Obamacare Hurdle Is Unfair, Tennesseans Say
NASHVILLE (CN) - Tennessee citizens excited about the new health care law say in court that the state's unconstitutional emergency rules are preventing implementation.
The Tennessee Justice Center filed the complaint on behalf of the League of Women Voters of Tennessee and 10 individuals "whose exercise of their professional responsibilities or First Amendment rights subjects them to the emergency rules and its penalties," according to the complaint.
Tennessee Commissioner of Commerce and Insurance Julie Mix McPeak is named as a defendant, as are the Tennessee Department of Commerce and Insurance and Tennessee Attorney General Robert Cooper Jr.
Central to the dispute are the department's emergency rules, which aim "to regulate the activities of 'navigators' who are designated by federal officials to help implement" the Patient Protection and Affordable Care Act.
Signed by President Barack Obama in 2010, the health care reform law requires all Americans to have insurance among other things. Though the U.S. Supreme Court rejected claims that the law was unconstitutional last year, it is still faces strident opposition from Republicans, as evidenced most recently by the partial government shutdown that began Tuesday.

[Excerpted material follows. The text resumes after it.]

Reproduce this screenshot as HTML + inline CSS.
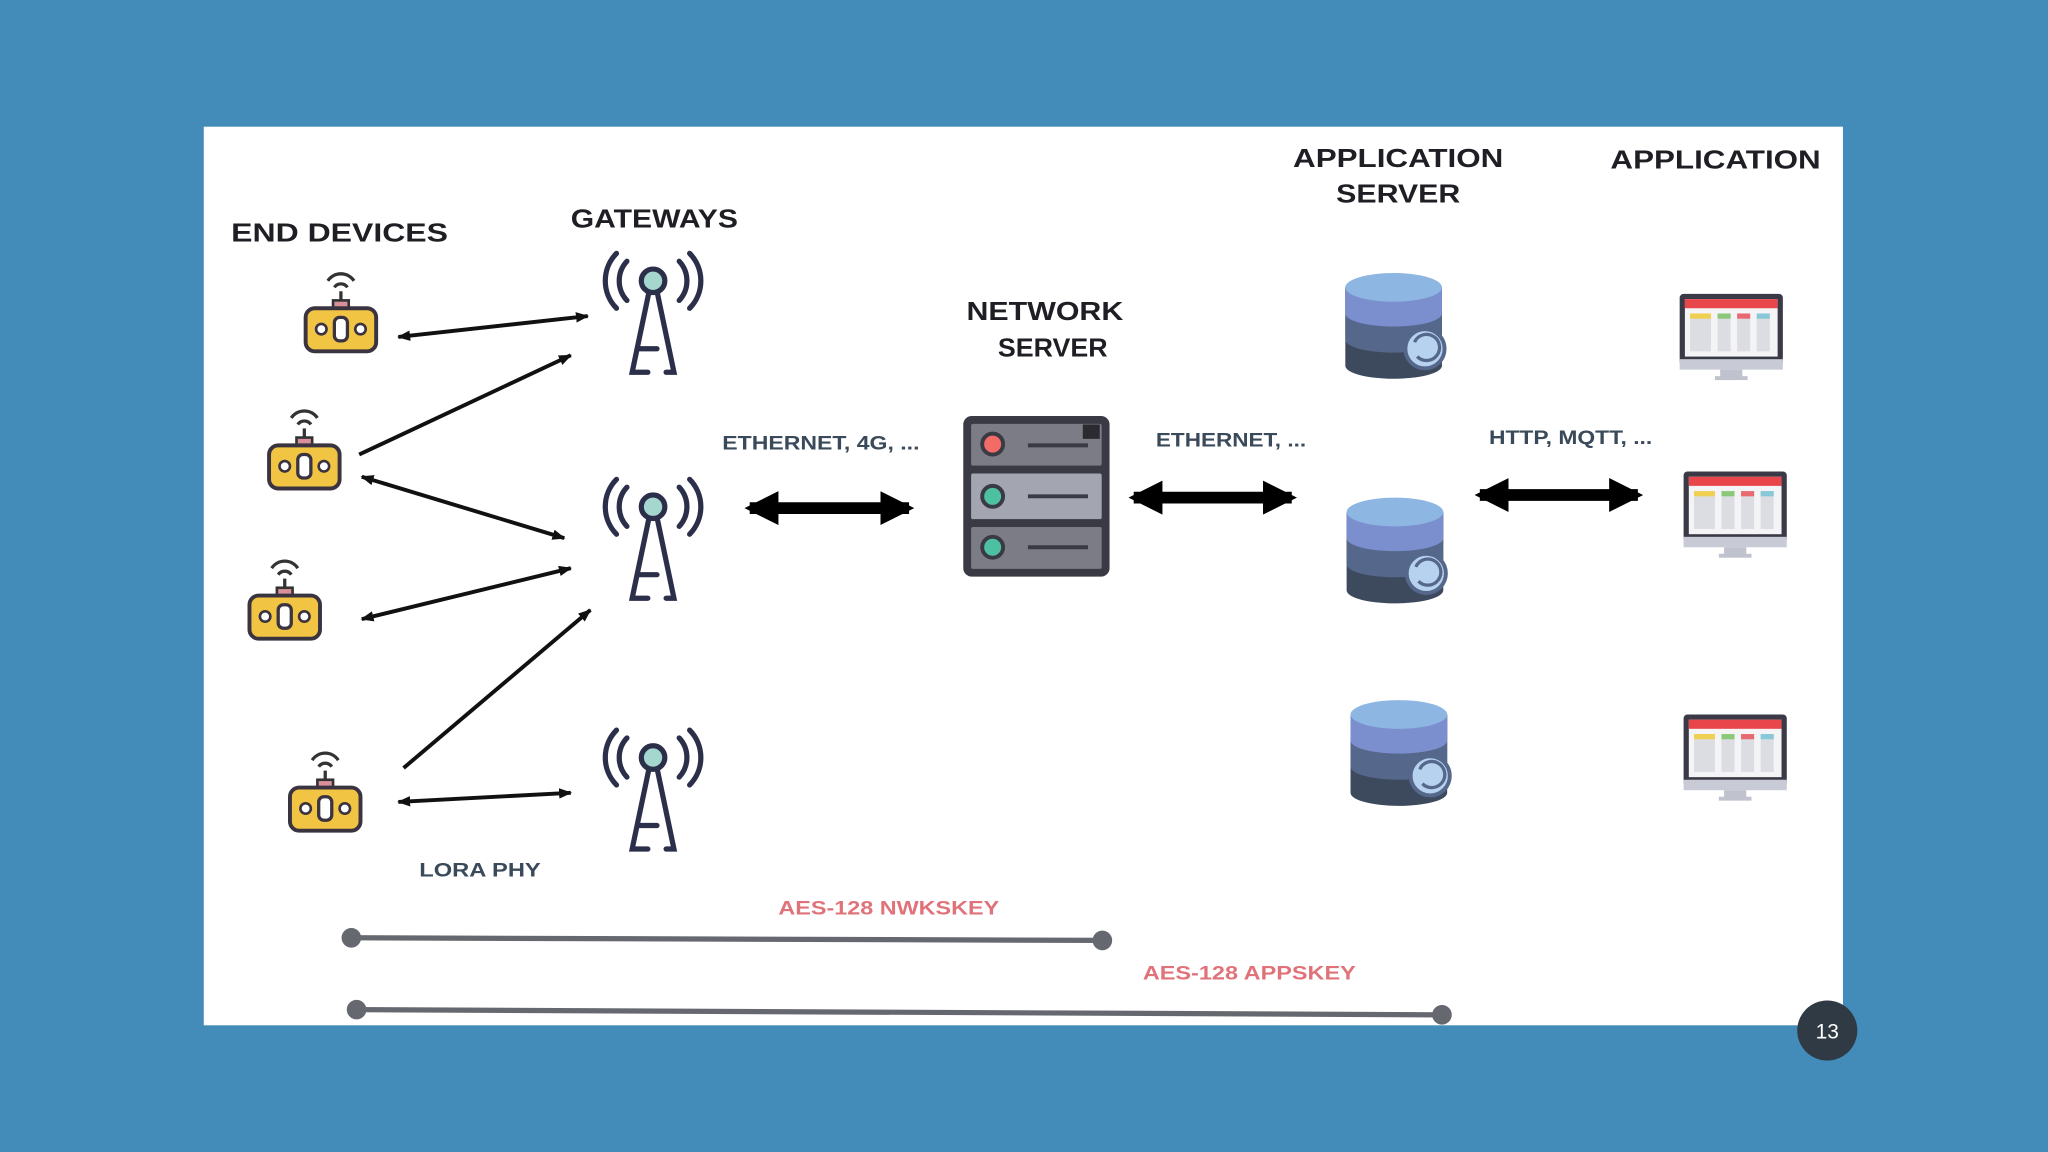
<!DOCTYPE html>
<html><head><meta charset="utf-8"><style>
html,body{margin:0;padding:0;background:#438bb8;}
svg{display:block}
text{font-family:"Liberation Sans",sans-serif;font-weight:bold;}
</style></head><body>
<svg width="2048" height="1152" viewBox="0 0 1568 882" xmlns="http://www.w3.org/2000/svg">
<defs>
<marker id="ah" markerWidth="10" markerHeight="8" refX="9" refY="4" orient="auto-start-reverse" markerUnits="userSpaceOnUse"><path d="M0,0 L10,4 L0,8 z" fill="#111"/></marker>
<marker id="bh" markerWidth="26" markerHeight="26" refX="22" refY="13" orient="auto-start-reverse" markerUnits="userSpaceOnUse"><path d="M0,0 L26,13 L0,26 z" fill="#000"/></marker>
<g id="dev">
<path d="M-10,-30 A12,12 0 0 1 10,-30" fill="none" stroke="#333" stroke-width="2.5"/>
<path d="M-5,-25 A6,6 0 0 1 5,-25" fill="none" stroke="#333" stroke-width="2.5"/>
<line x1="0" y1="-22" x2="0" y2="-13" stroke="#333" stroke-width="2.5"/>
<rect x="-6" y="-15" width="12" height="7" fill="#d9909a" stroke="#333" stroke-width="2"/>
<rect x="-27" y="-9" width="54" height="33" rx="7" fill="#f2c443" stroke="#3a3340" stroke-width="3"/>
<circle cx="-15" cy="7" r="4" fill="#fff" stroke="#3a3340" stroke-width="2"/>
<circle cx="15" cy="7" r="4" fill="#fff" stroke="#3a3340" stroke-width="2"/>
<rect x="-5" y="-2" width="10" height="18" rx="4" fill="#fff" stroke="#3a3340" stroke-width="2.5"/>
</g>
<g id="tow" fill="none" stroke="#2c2f4a" stroke-width="4" stroke-linecap="round">
<path d="M-20,3 A22,22 0 0 0 -20,33"/><path d="M-28,-3 A30,30 0 0 0 -28,39"/>
<path d="M20,3 A22,22 0 0 1 20,33"/><path d="M28,-3 A30,30 0 0 1 28,39"/>
<path d="M-3,26 L-16,88 L-4,88 M-12,70 L3,70"/>
<path d="M3,26 L16,88 L10,88"/>
<circle cx="0" cy="18" r="9" fill="#a6d7cf"/>
</g>
<g id="db">
<path d="M-37,0 L-37,60 A37,10 0 0 0 37,60 L37,0 z" fill="#3d4a5e"/>
<path d="M-37,0 L-37,40 A37,10 0 0 0 37,40 L37,0 z" fill="#55678a"/>
<path d="M-37,0 L-37,20 A37,10 0 0 0 37,20 L37,0 z" fill="#7b8fcf"/>
<ellipse cx="0" cy="0" rx="37" ry="11" fill="#8db6e2"/>
<circle cx="24" cy="47" r="15" fill="#b6d2ef" stroke="#55678a" stroke-width="3"/>
<path d="M16,42 A10,10 0 1 1 18,53" fill="none" stroke="#55678a" stroke-width="2.5"/>
</g>
<g id="mon">
<rect x="0" y="0" width="79" height="55" rx="3" fill="#3a3a46"/>
<rect x="4" y="4" width="71" height="44" fill="#f4f4f6"/>
<rect x="4" y="4" width="71" height="7" fill="#e8464a"/>
<rect x="8" y="15" width="16" height="29" fill="#dcdde3"/><rect x="8" y="15" width="16" height="4" fill="#f0d050"/>
<rect x="29" y="15" width="10" height="29" fill="#dcdde3"/><rect x="29" y="15" width="10" height="4" fill="#8cc87a"/>
<rect x="44" y="15" width="10" height="29" fill="#dcdde3"/><rect x="44" y="15" width="10" height="4" fill="#e86a70"/>
<rect x="59" y="15" width="10" height="29" fill="#dcdde3"/><rect x="59" y="15" width="10" height="4" fill="#88c8d8"/>
<rect x="0" y="50" width="79" height="8" fill="#c8cad6"/>
<rect x="31" y="58" width="17" height="6" fill="#c0c2ce"/><rect x="27" y="63" width="25" height="3" fill="#c0c2ce"/>
</g>
</defs>
<rect x="0" y="0" width="1568" height="882" fill="#438bb8"/>
<rect x="156" y="97" width="1255" height="688" fill="#fff"/>

<g fill="#1e1e24" font-size="20">
<text x="177" y="185" textLength="166" lengthAdjust="spacingAndGlyphs">END DEVICES</text>
<text x="437" y="174" textLength="128" lengthAdjust="spacingAndGlyphs">GATEWAYS</text>
<text x="740" y="245" textLength="120" lengthAdjust="spacingAndGlyphs">NETWORK</text>
<text x="764" y="273" textLength="84" lengthAdjust="spacingAndGlyphs">SERVER</text>
<text x="990" y="128" textLength="161" lengthAdjust="spacingAndGlyphs">APPLICATION</text>
<text x="1023" y="155" textLength="95" lengthAdjust="spacingAndGlyphs">SERVER</text>
<text x="1233" y="129" textLength="161" lengthAdjust="spacingAndGlyphs">APPLICATION</text>
</g>
<g fill="#3a4a5a" font-size="15">
<text x="553" y="344" textLength="151" lengthAdjust="spacingAndGlyphs">ETHERNET, 4G, ...</text>
<text x="885" y="342" textLength="115" lengthAdjust="spacingAndGlyphs">ETHERNET, ...</text>
<text x="1140" y="340" textLength="125" lengthAdjust="spacingAndGlyphs">HTTP, MQTT, ...</text>
<text x="321" y="671" textLength="93" lengthAdjust="spacingAndGlyphs">LORA PHY</text>
</g>
<g fill="#e0737a" font-size="15">
<text x="596" y="700" textLength="169" lengthAdjust="spacingAndGlyphs">AES-128 NWKSKEY</text>
<text x="875" y="750" textLength="163" lengthAdjust="spacingAndGlyphs">AES-128 APPSKEY</text>
</g>

<use href="#dev" x="261" y="245"/>
<use href="#dev" x="233" y="350"/>
<use href="#dev" x="218" y="465"/>
<use href="#dev" x="249" y="612"/>

<use href="#tow" x="500" y="197"/>
<use href="#tow" x="500" y="370"/>
<use href="#tow" x="500" y="562"/>

<g stroke="#111" stroke-width="3" fill="none">
<line x1="305" y1="258" x2="450" y2="242" marker-start="url(#ah)" marker-end="url(#ah)"/>
<line x1="275" y1="348" x2="437" y2="272" marker-end="url(#ah)"/>
<line x1="277" y1="365" x2="432" y2="412" marker-start="url(#ah)" marker-end="url(#ah)"/>
<line x1="277" y1="474" x2="437" y2="435" marker-start="url(#ah)" marker-end="url(#ah)"/>
<line x1="309" y1="588" x2="452" y2="467" marker-end="url(#ah)"/>
<line x1="305" y1="614" x2="437" y2="607" marker-start="url(#ah)" marker-end="url(#ah)"/>
</g>
<g stroke="#000" stroke-width="9">
<line x1="574" y1="389" x2="696" y2="389" marker-start="url(#bh)" marker-end="url(#bh)"/>
<line x1="868" y1="381" x2="989" y2="381" marker-start="url(#bh)" marker-end="url(#bh)"/>
<line x1="1133" y1="379" x2="1254" y2="379" marker-start="url(#bh)" marker-end="url(#bh)"/>
</g>

<g stroke="#3a3a44" stroke-width="3">
<rect x="739" y="320" width="109" height="120" rx="5" fill="#3a3a44"/>
<rect x="742" y="323" width="103" height="35" rx="3" fill="#7b7c86"/>
<rect x="742" y="361" width="103" height="38" rx="3" fill="#a3a5b0"/>
<rect x="742" y="402" width="103" height="35" rx="3" fill="#7b7c86"/>
<circle cx="760" cy="340" r="8" fill="#f26b66"/>
<circle cx="760" cy="380" r="8" fill="#4ec0a2"/>
<circle cx="760" cy="419" r="8" fill="#4ec0a2"/>
<line x1="787" y1="341" x2="833" y2="341"/>
<line x1="787" y1="380" x2="833" y2="380"/>
<line x1="787" y1="419" x2="833" y2="419"/>
</g>
<rect x="829" y="325" width="13" height="11" fill="#2a2a30"/>

<use href="#db" x="1067" y="220"/>
<use href="#db" x="1068" y="392"/>
<use href="#db" x="1071" y="547"/>

<use href="#mon" x="1286" y="225"/>
<use href="#mon" x="1289" y="361"/>
<use href="#mon" x="1289" y="547"/>

<g stroke="#666870" stroke-width="4" fill="#666870">
<line x1="269" y1="718" x2="844" y2="720"/>
<circle cx="269" cy="718" r="5.5"/><circle cx="844" cy="720" r="5.5"/>
<line x1="273" y1="773" x2="1104" y2="777"/>
<circle cx="273" cy="773" r="5.5"/><circle cx="1104" cy="777" r="5.5"/>
</g>

<circle cx="1399" cy="789" r="23" fill="#2f3a44"/>
<text x="1399" y="795" text-anchor="middle" fill="#fff" font-size="16" style="font-weight:normal">13</text>
</svg>
</body></html>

In Tennessee, emergency rules "require fingerprinting, criminal background checks and registration" with the department for those who are not designated as navigators before those individuals and organizations can engage in "constitutionally protected activities," according to the complaint. Those activities include facilitating health care enrollment and providing public education and consumer assistance as it pertains to Obamacare.
Each violation of the rules allegedly carries a fine of $1,000.
Responding to the lawsuit Monday, McPeak said that the rules are in place to protect access to personal and medical information.
"Our focus is on protecting Tennesseans and taking reasonable and responsible steps to provide consumer safeguards," the commissioner said in the statement. "These rules are those reasonable and responsible steps."
Kate Abernathy, public information officer for the Tennessee Department of Commerce and Insurance, told Courthouse News that more than 50 individuals and nine organizations started work as registered navigators Tuesday.
The plaintiffs' complaint alleges that the rules are void for a number of reasons. First, the complaint argues that the emergency rules violate separation of powers "by authorizing the executive branch to regulate the practice of law."
Second, the rules "are constitutionally vague and overbroad" because they require individuals and organizations to register and obtain certification "before they can engage in protected First Amendment activities," according to the complaint. Finally, the rules allegedly "conflict with federal law" because they prevent "individuals from being able to obtain federally funded and authorized consumer assistance and information."
Another reason the rules are void is because McPeak implemented them without the required 30 days' notice and public hearing, according to the complaint.
Abernathy says Chancellor Russell Perkins threw that claim out as grounds for a restraining order Monday. The complaint was filed Friday.
The plaintiffs ask that the court declare the emergency rules "void and of no effect," as well as attorneys' fees.
They are represented by Christopher Coleman of the Tennessee Justice Center.